MINANGKABAUNEWS.com, JAKARTA – Anggota Komisi II DPR RI dari Fraksi PKS, Rahmat Saleh, mendorong Kementerian Agraria dan Tata Ruang/Badan Pertanahan Nasional (ATR/BPN) untuk mengadopsi pendekatan yang selaras dengan karakteristik masyarakat dalam proses sertifikasi tanah ulayat di Sumatera Barat.
Dalam rapat dengar pendapat (RDP) Komisi II DPR bersama Kementerian ATR/BPN pada Kamis (30/01/2025), Menteri ATR/Kepala BPN, Nusron Wahid, menyampaikan bahwa penyelesaian masalah hak ulayat telah menunjukkan progres yang signifikan. Dalam 100 hari kerja, kementerian berhasil menyelesaikan 14 Hak Pengelolaan (HPL), melampaui target awal yang ditetapkan sebanyak enam HPL.
Beberapa HPL yang telah disertifikasi mencakup dua bidang di Aceh, 13 bidang di Jambi, delapan bidang di Kalimantan, satu bidang di Banten, dan sembilan bidang di Sumatera Barat. Meski demikian, Nusron mengakui bahwa pendaftaran tanah ulayat di Sumbar masih menghadapi tantangan besar.
Menanggapi hal tersebut, Rahmat Saleh menyoroti pentingnya memahami sistem kepemilikan tanah ulayat yang berlaku di Sumbar. Tanah ulayat dikelola secara kolektif oleh masyarakat hukum adat dengan kepemimpinan ninik mamak sebagai tokoh adat dan pemuka masyarakat.
Rahmat juga mengungkapkan bahwa dirinya telah berdiskusi dengan Kantor Wilayah BPN Sumbar yang saat itu dipimpin Sri Puspita Dewi terkait percepatan sertifikasi tanah ulayat. Ia menekankan bahwa tantangan utama dalam Pendaftaran Tanah Sistematis Lengkap (PTSL) adalah membangun pemahaman bahwa program ini akan membawa manfaat bagi masyarakat.
“Kami mendukung target pemerintah melalui program Asta Cita Presiden Prabowo untuk menyertifikasi 126 juta bidang tanah pada tahun 2025. Sumatera Barat memiliki kekhasan dalam sistem kepemilikan tanah ulayat yang melibatkan ninik mamak dan masyarakat adat. Saya telah mengadakan pertemuan dengan BPN Sumbar, dan kami berkomitmen untuk mendukung program PTSL, terutama di daerah dengan kearifan lokal yang kuat,” ujar Rahmat, Kamis (30/01/2025).
Ia berharap Kementerian ATR/BPN dapat menerapkan kebijakan yang lebih inklusif dan pendekatan yang tepat agar program ini memberikan dampak positif bagi status kepemilikan lahan masyarakat, khususnya di Sumatera Barat.
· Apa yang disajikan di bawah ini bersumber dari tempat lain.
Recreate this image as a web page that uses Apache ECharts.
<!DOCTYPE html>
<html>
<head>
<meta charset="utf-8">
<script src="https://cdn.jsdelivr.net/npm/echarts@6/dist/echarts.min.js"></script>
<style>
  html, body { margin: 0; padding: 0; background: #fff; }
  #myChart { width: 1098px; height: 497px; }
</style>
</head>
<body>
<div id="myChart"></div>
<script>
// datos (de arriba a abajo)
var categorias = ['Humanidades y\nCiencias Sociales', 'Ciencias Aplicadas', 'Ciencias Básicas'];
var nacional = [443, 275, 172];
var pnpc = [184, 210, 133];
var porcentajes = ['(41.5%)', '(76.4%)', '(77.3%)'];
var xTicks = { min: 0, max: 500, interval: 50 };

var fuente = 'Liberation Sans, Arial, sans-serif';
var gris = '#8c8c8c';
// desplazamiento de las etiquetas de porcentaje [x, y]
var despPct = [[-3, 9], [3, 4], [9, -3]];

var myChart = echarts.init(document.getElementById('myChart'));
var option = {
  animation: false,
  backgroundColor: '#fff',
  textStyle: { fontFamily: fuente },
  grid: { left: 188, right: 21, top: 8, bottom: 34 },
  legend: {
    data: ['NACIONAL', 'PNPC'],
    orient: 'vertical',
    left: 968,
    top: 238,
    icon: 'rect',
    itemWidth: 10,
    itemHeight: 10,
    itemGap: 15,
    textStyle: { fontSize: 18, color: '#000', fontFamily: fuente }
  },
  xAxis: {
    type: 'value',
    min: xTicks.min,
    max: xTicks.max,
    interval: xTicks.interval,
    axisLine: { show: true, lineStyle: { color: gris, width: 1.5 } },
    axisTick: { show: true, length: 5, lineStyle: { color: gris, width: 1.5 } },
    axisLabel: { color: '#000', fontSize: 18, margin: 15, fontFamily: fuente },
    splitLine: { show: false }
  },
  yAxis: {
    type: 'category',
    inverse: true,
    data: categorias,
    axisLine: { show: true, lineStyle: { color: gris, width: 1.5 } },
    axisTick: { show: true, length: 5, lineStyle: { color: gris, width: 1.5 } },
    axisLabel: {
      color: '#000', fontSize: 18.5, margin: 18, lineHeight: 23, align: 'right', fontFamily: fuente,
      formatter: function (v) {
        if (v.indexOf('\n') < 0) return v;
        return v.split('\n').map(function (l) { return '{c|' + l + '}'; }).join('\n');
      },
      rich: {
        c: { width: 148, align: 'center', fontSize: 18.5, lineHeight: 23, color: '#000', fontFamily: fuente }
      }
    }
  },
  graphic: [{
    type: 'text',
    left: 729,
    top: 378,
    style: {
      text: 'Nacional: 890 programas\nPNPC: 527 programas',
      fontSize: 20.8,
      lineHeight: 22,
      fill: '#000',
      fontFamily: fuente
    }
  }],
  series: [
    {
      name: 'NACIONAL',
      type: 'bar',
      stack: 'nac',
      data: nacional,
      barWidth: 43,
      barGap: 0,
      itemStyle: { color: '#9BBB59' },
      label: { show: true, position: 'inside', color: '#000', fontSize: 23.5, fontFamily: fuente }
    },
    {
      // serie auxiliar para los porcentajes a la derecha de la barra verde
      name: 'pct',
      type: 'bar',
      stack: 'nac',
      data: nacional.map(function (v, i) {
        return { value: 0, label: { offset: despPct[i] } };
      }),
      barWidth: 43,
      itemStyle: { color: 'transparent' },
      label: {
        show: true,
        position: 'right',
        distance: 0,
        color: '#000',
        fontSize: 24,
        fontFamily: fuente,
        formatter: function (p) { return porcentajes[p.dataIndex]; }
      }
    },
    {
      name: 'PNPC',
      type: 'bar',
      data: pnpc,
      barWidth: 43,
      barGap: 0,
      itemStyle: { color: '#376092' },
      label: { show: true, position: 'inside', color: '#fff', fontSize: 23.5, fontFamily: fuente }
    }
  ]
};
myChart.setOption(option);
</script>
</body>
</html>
Dalam kesempatan tersebut, Rahmat juga menyoroti program Tanah Objek Reforma Agraria (TORA), yang menurutnya merupakan langkah positif dalam pemerataan kepemilikan lahan. Selama satu dekade terakhir, pemerintah telah merealisasikan reforma agraria seluas 14,5 juta hektare. Namun, ia mencatat bahwa sebagian besar dari luas tersebut berasal dari legalisasi aset tanah, yakni sekitar 12,26 juta hektare, sementara redistribusi tanah masih relatif kecil, hanya sekitar 1,86 juta hektare.
Rahmat menegaskan bahwa optimalisasi program reforma agraria harus tetap menjadi perhatian utama guna meningkatkan kesejahteraan masyarakat dan kepastian hukum atas kepemilikan lahan.